Ah, The Streets. My mind is still torn as to whether Mike Skinner is quite the chav poet he posits himself as, or whether he’s actually a very smart character actor concocting an identity which appeals on various levels across a whole swathe of demographics. Certainly the crowd for The Streets’ gig in Plymouth last night was a bizarre cross-section; the surfer dudes you always see at gigs in the Westcountry, shaven-headed Fred Perry wearing casuals (which I guess includes myself), indie kids, hip hop kids, 30-something couples who read the glowing reviews in Q or wherever, all gathered at the church of The Streets. The only time I’ve seen as diverse a crowd was for a Lee “Scratch” Perry gig a couple of years ago, but I guess in the provinces when someone finally comes and plays live (even in a venue as odd as Plymouth Pavilions – “Your First Call for Corporate Events!”) all and sundry flock to the show.
And what a show The Streets put on these days. It’s a far cry from “two turntables and a microphone”, although support acts Kano and The Mitchell Brothers warm us up nicely with the sparse approach. What are The Streets? A solo artist? A band? Live, Mike Skinner is accompanied by a full group comprising singer Leo, keyboardist Ed, bassist Morgan and a drummer whose name I forget, and the interaction between all four parties is key. Add in an extravagant lightshow, optics on the drum riser, a sofa (for a brief interlude), a video screen mixing pre-recorded footage with live shots of the stage and crowd, a “brandy-cam” interlude which saw Mr Skinner feeding the girls in the front-row with cognac, and a balcony/walkway set-up at the rear of the stage, and the result is a hell of a lot of effort setting everything up every other day in a new town. And a great gig too – the bewildered smiles plastered on Mike and Leo’s faces after Plymouth’s young female population bared its collective chest attested to the honesty of his “I’ve never done a more fun gig than this” statement.

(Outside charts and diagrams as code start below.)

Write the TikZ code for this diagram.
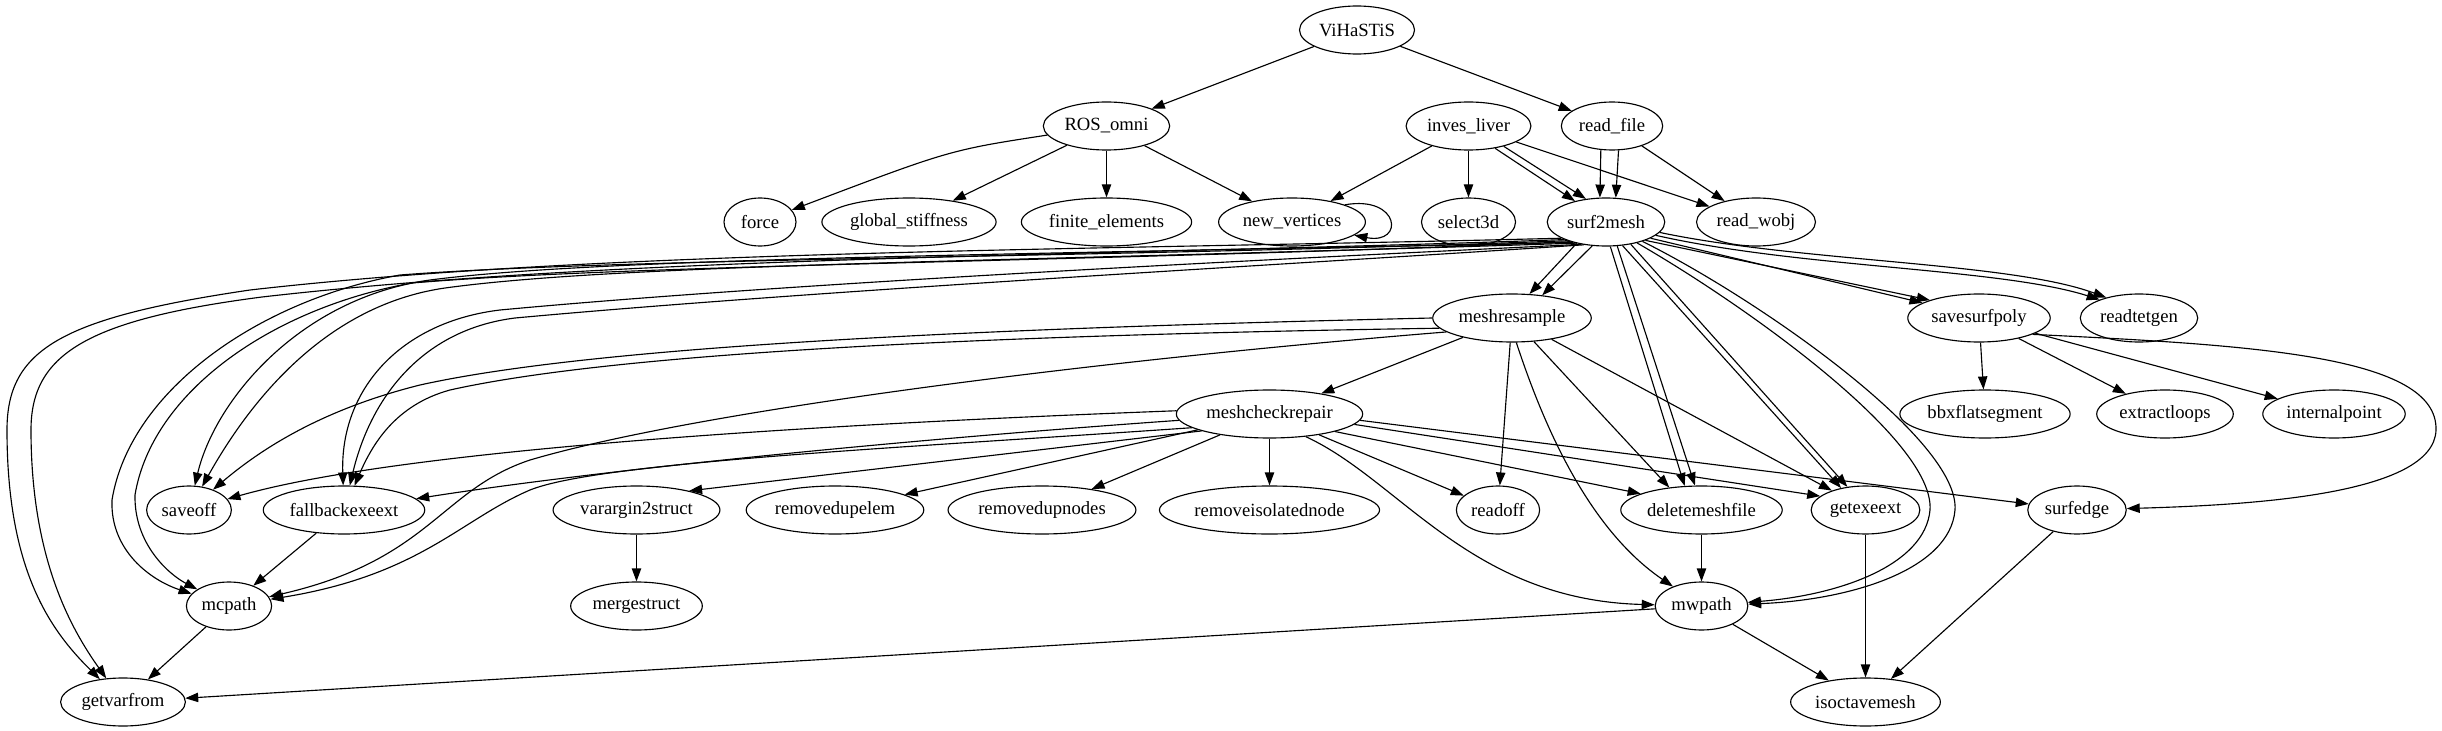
\documentclass[tikz,border=0pt]{standalone}
\usepackage{fontspec}
\setmainfont{Liberation Serif}
\usetikzlibrary{shapes.geometric,arrows.meta}

\begin{document}
\begin{tikzpicture}[
    x=0.75pt, y=-0.75pt,
    >={Triangle[length=9.75pt,width=7pt]},
    func/.style={
      draw,
      ellipse,
      line width=0.85pt,
      minimum width=54pt,
      minimum height=36pt,
      inner xsep=2pt,
      inner ysep=0pt,
      font=\fontsize{14}{16}\selectfont
    },
    call/.style={->, line width=0.85pt}
  ]
  \useasboundingbox (0,0) rectangle (2442,731);

  \node[func] (vihastis) at (1357,30) {ViHaSTiS};
  \node[func] (ros) at (1106.5,126) {ROS\_omni};
  \node[func] (inves) at (1468.5,126) {inves\_liver};
  \node[func] (readfile) at (1612,126) {read\_file};
  \node[func] (force) at (760,222) {force};
  \node[func] (gstiff) at (909,222) {global\_stiffness};
  \node[func] (fem) at (1106.5,222) {finite\_elements};
  \node[func] (newv) at (1292,222) {new\_vertices};
  \node[func] (sel3d) at (1468.5,222) {select3d};
  \node[func] (s2m) at (1606,222) {surf2mesh};
  \node[func] (rwobj) at (1756,222) {read\_wobj};
  \node[func] (mresample) at (1512,318) {meshresample};
  \node[func] (ssp) at (1979,318) {savesurfpoly};
  \node[func] (rtetgen) at (2139,318) {readtetgen};
  \node[func] (mcrepair) at (1269.5,414) {meshcheckrepair};
  \node[func] (bbx) at (1985,414) {bbxflatsegment};
  \node[func] (extloops) at (2165,414) {extractloops};
  \node[func] (intpoint) at (2334,414) {internalpoint};
  \node[func] (saveoff) at (189,510) {saveoff};
  \node[func] (fallback) at (344,510) {fallbackexeext};
  \node[func] (varg) at (636.5,510) {varargin2struct};
  \node[func] (rdupelem) at (835,510) {removedupelem};
  \node[func] (rdupnodes) at (1042,510) {removedupnodes};
  \node[func] (risonode) at (1269.5,510) {removeisolatednode};
  \node[func] (readoff) at (1498,510) {readoff};
  \node[func] (delmesh) at (1701.5,510) {deletemeshfile};
  \node[func] (getexe) at (1865.5,510) {getexeext};
  \node[func] (surfedge) at (2077,510) {surfedge};
  \node[func] (mcpath) at (229,606) {mcpath};
  \node[func] (mergestruct) at (636.5,606) {mergestruct};
  \node[func] (mwpath) at (1701.5,606) {mwpath};
  \node[func] (getvar) at (123,702) {getvarfrom};
  \node[func] (isoct) at (1865.5,702) {isoctavemesh};

  % top levels
  \draw[call] (vihastis) -- (ros);
  \draw[call] (vihastis) -- (readfile);
  \draw[call] (ros) .. controls (950,150) .. (force);
  \draw[call] (ros) -- (gstiff);
  \draw[call] (ros) -- (fem);
  \draw[call] (ros) -- (newv);
  \draw[call] (inves) -- (newv);
  \draw[call] (inves) -- (sel3d);
  \draw[call] (inves.-40) -- (s2m.146);
  \draw[call] (inves.-30) -- (s2m.131);
  \draw[call] (inves) -- (rwobj);
  \draw[call] (readfile.-115) -- (s2m.104);
  \draw[call] (readfile.-75) -- (s2m.68);
  \draw[call] (readfile) -- (rwobj);
  \draw[call] (newv.18) .. controls (1400,195) and (1405,245) .. (newv.-12);

  % surf2mesh
  \draw[call] (s2m.216) -- (mresample.54);
  \draw[call] (s2m.240) -- (mresample.37);
  \draw[call] (s2m.-20) -- (ssp.165);
  \draw[call] (s2m.-25) -- (ssp.160);
  \draw[call] (s2m.-15) .. controls (1800,268) and (2000,268) .. (rtetgen.155);
  \draw[call] (s2m.-11) .. controls (1800,262) and (2010,262) .. (rtetgen.148);
  \draw[call] (s2m.-80) -- (delmesh.125);
  \draw[call] (s2m.-65) -- (delmesh.105);
  \draw[call] (s2m.-55) -- (getexe.138);
  \draw[call] (s2m.-42) -- (getexe.128);
  \draw[call] (s2m.-34) .. controls (1745,305) and (1935,440) .. (1930,510)
    .. controls (1925,565) and (1840,595) .. (mwpath);
  \draw[call] (s2m.-28) .. controls (1760,300) and (1960,440) .. (1955,510)
    .. controls (1950,570) and (1850,600) .. (mwpath);
  \draw[call] (s2m.200) .. controls (1100,250) and (600,250) .. (250,290)
    .. controls (60,318) and (7,350) .. (7,430)
    .. controls (7,570) and (50,630) .. (getvar);
  \draw[call] (s2m.203) .. controls (1100,256) and (620,256) .. (262,297)
    .. controls (85,320) and (31,355) .. (31,430)
    .. controls (31,560) and (72,630) .. (getvar);
  \draw[call] (s2m.206) .. controls (1100,258) and (620,258) .. (400,275)
    .. controls (260,300) and (130,390) .. (112,500)
    .. controls (110,550) and (150,580) .. (mcpath);
  \draw[call] (s2m.209) .. controls (1100,262) and (640,264) .. (412,283)
    .. controls (272,308) and (152,392) .. (135,495)
    .. controls (134,545) and (170,575) .. (mcpath);
  \draw[call] (s2m.212) .. controls (1000,255) and (600,258) .. (430,280)
    .. controls (300,298) and (215,400) .. (saveoff);
  \draw[call] (s2m.215) .. controls (1000,262) and (620,264) .. (445,288)
    .. controls (320,306) and (245,410) .. (saveoff);
  \draw[call] (s2m.222) .. controls (1300,258) and (800,282) .. (500,310)
    .. controls (400,322) and (340,390) .. (fallback);
  \draw[call] (s2m.226) .. controls (1300,264) and (820,290) .. (515,318)
    .. controls (420,330) and (370,400) .. (fallback);

  % meshresample
  \draw[call] (mresample) -- (mcrepair);
  \draw[call] (mresample.west) .. controls (1000,328) and (600,345) .. (420,385)
    .. controls (320,410) and (260,450) .. (saveoff);
  \draw[call] (mresample.188) .. controls (1000,335) and (620,352) .. (450,390)
    .. controls (395,405) and (372,445) .. (fallback);
  \draw[call] (mresample.192) .. controls (1100,360) and (700,410) .. (530,460)
    .. controls (440,490) and (430,560) .. (mcpath);
  \draw[call] (mresample) -- (readoff);
  \draw[call] (mresample) -- (delmesh.145);
  \draw[call] (mresample) -- (getexe.150);
  \draw[call] (mresample.-80) .. controls (1545,430) and (1590,530) .. (mwpath);

  % meshcheckrepair
  \draw[call] (mcrepair.178) .. controls (800,425) and (400,450) .. (saveoff);
  \draw[call] (mcrepair.184) .. controls (900,440) and (600,470) .. (fallback);
  \draw[call] (mcrepair.190) .. controls (900,448) and (600,462) .. (530,490)
    .. controls (460,520) and (420,575) .. (mcpath);
  \draw[call] (mcrepair.194) -- (varg.20);
  \draw[call] (mcrepair) -- (rdupelem);
  \draw[call] (mcrepair) -- (rdupnodes);
  \draw[call] (mcrepair) -- (risonode);
  \draw[call] (mcrepair) -- (readoff);
  \draw[call] (mcrepair.-15) -- (delmesh.165);
  \draw[call] (mcrepair.-7) -- (getexe.163);
  \draw[call] (mcrepair.-4) -- (surfedge);
  \draw[call] (mcrepair.-32) .. controls (1400,480) and (1470,600) .. (mwpath);

  % savesurfpoly
  \draw[call] (ssp) -- (bbx);
  \draw[call] (ssp) -- (extloops);
  \draw[call] (ssp) -- (intpoint);
  \draw[call] (ssp.-17) .. controls (2250,345) and (2438,355) .. (2436,430)
    .. controls (2434,495) and (2250,505) .. (surfedge);

  % lower rows
  \draw[call] (varg) -- (mergestruct);
  \draw[call] (fallback) -- (mcpath);
  \draw[call] (mcpath) -- (getvar);
  \draw[call] (mwpath) -- (getvar);
  \draw[call] (delmesh) -- (mwpath);
  \draw[call] (getexe) -- (isoct);
  \draw[call] (mwpath) -- (isoct);
  \draw[call] (surfedge) -- (isoct);
\end{tikzpicture}
\end{document}
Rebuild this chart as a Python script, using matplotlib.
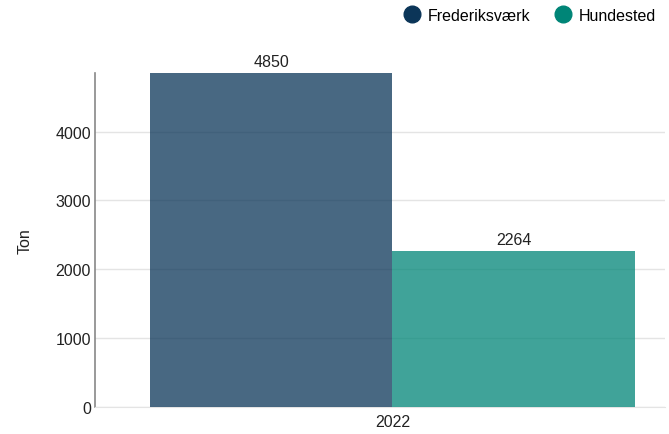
import matplotlib.pyplot as plt
from matplotlib.lines import Line2D

plt.rcParams['font.family'] = ['Liberation Sans', 'DejaVu Sans']

year = '2022'
names = ['Frederiksværk', 'Hundested']
values = [4850, 2264]
colors = ['#0b3558', '#008577']

fig = plt.figure(figsize=(6.69, 4.35), dpi=100)
ax = fig.add_axes([0.142, 0.062, 0.852, 0.768])

xs = [-0.5, 0.5]
for x, v, c in zip(xs, values, colors):
    ax.bar(x, v, width=1.0, color=c, alpha=0.75, zorder=3)
    ax.text(x, v + 60, str(v), ha='center', va='bottom', fontsize=11.5, color='#222222')

ax.set_xlim(-1.227, 1.124)
ax.set_ylim(0, 4850)
ax.set_xticks([0])
ax.set_xticklabels([year])
ax.set_yticks([0, 1000, 2000, 3000, 4000])
ax.grid(axis='y', color='#e4e4e4', linewidth=1, zorder=0)
ax.tick_params(axis='both', length=0, labelsize=11.5, colors='#222222', pad=3)
ax.tick_params(axis='x', pad=5)
for s in ['top', 'right']:
    ax.spines[s].set_visible(False)
ax.spines['left'].set_color('#888888')
ax.spines['left'].set_linewidth(1.2)
ax.spines['bottom'].set_color('#e4e4e4')
ax.set_ylabel('Ton', fontsize=11.5, color='#222222', labelpad=16)

handles = [Line2D([], [], marker='o', linestyle='', markersize=12, color=c) for c in colors]
fig.legend(handles, names, loc='upper right', bbox_to_anchor=(0.997, 1.005), ncol=2, frameon=False,
           fontsize=11.5, handletextpad=0.0, columnspacing=1.0, borderaxespad=0.3)

fig.savefig('out.png', dpi=100)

Discussion on the drive home focussed around what it is that The Streets do in terms of genre, whether they’re UK hip hop, grime, garage or something else entirely. I think we settled on “pop music”, the logic being that there are no genre divides if you can buy your CDs in Woolworths. Certainly the show didn’t fall fully into any category – Kano brought the grime, The Mitchell Brothers some UK hip hop, and there was even an onstage mic battle between local youngsters and the champion from the last gig on the tour to get the crowd going. The Streets themselves inspire the collectivism of a rave, the pally repartee of mates down the pub and also make use of the off-the-cuff dynamics that the best rock bands thrive on in a live setting, all focused through a tightly-planned multi-media lens which whips the audience hysteria to massive levels as they see themselves reflected back from the on-stage screen and feel a part not of a crowd, but of a performance, a show. When, during “Dry Your Eyes” in the encore, Mike encourages everyone to hold aloft their illuminated mobile phones in a modernist inversion of the lighters-aloft gesture, and focuses the cameras back on the sea of Nokias and Motorolas bobbing like tiny blue and red stars in a sea of people, there’s a frisson of wonder which rolls over the entire crowd, even the too-cool-for-school buggers at the back.